Dean:    Thank you Bill, it’s clearly an exciting future and that certainly reflects my commitment to go forward as well. And I do want to also thank Apollo who have been great partners and I look forward to continuing to work with them, both on strategic acquisitions. I think that the team of Gores, myself, and our management team, which is key in the execution part, and the Apollo guys. I look forward to the next phase of a wonderfully exciting future for Hostess. So we thank you all for your support.
Mark:    As a public market story, Hostess Brands is our ideal partner given it’s remarkable business, distinguished management team, and compelling growth opportunities. Moreover the company will benefit significantly from our team sponsorship and access to the public equity markets. Prospects for Hostess Brands look bright, and we look very much forward to being a part of it.
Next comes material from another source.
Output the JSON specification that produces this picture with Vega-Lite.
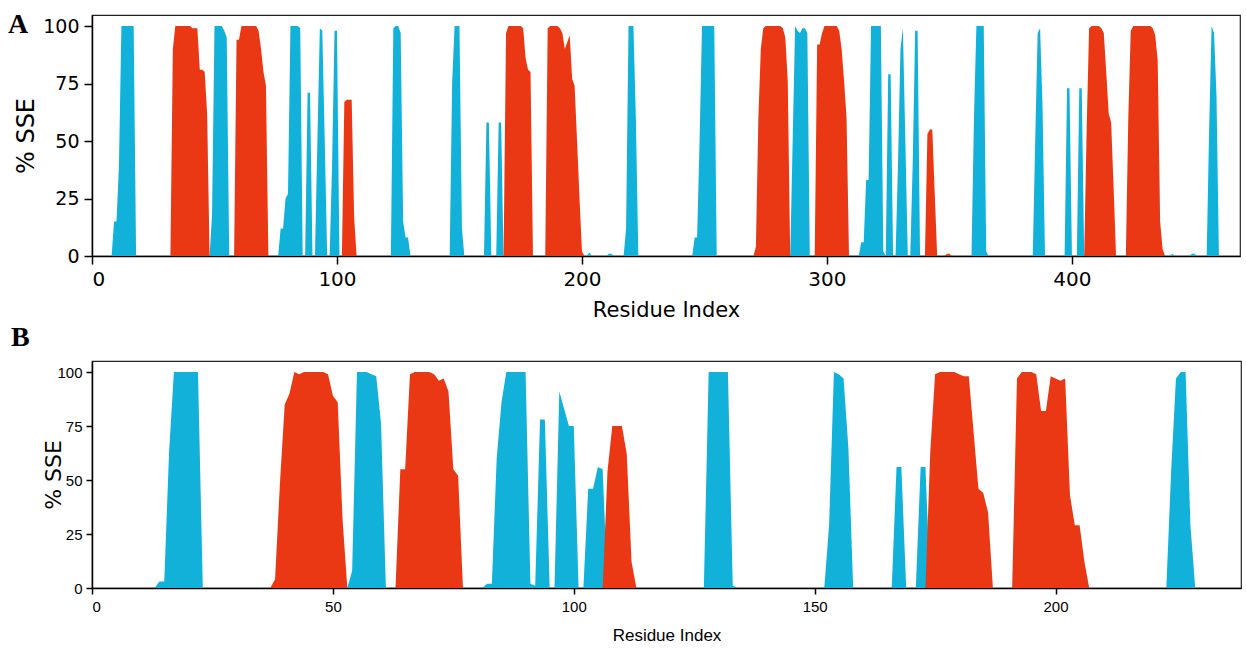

   I would like to conclude by thanking everybody again for their time today. With respect to next steps, please stay tuned as we will be filling the more wholesome merger proxy in the coming weeks. We anticipate the transaction closing at some point in the next few months, either late third quarter or early fourth quarter 2016. For any questions please feel free to follow up with us directly or with Deutsche Bank, our Capital Markets and financial advisor. This concludes today’s call, and thank you once again for your interest.
Operator:    Ladies and gentlemen, thank you for participating in today’s conference, this does conclude the program, you may all disconnect. Everyone have a great day.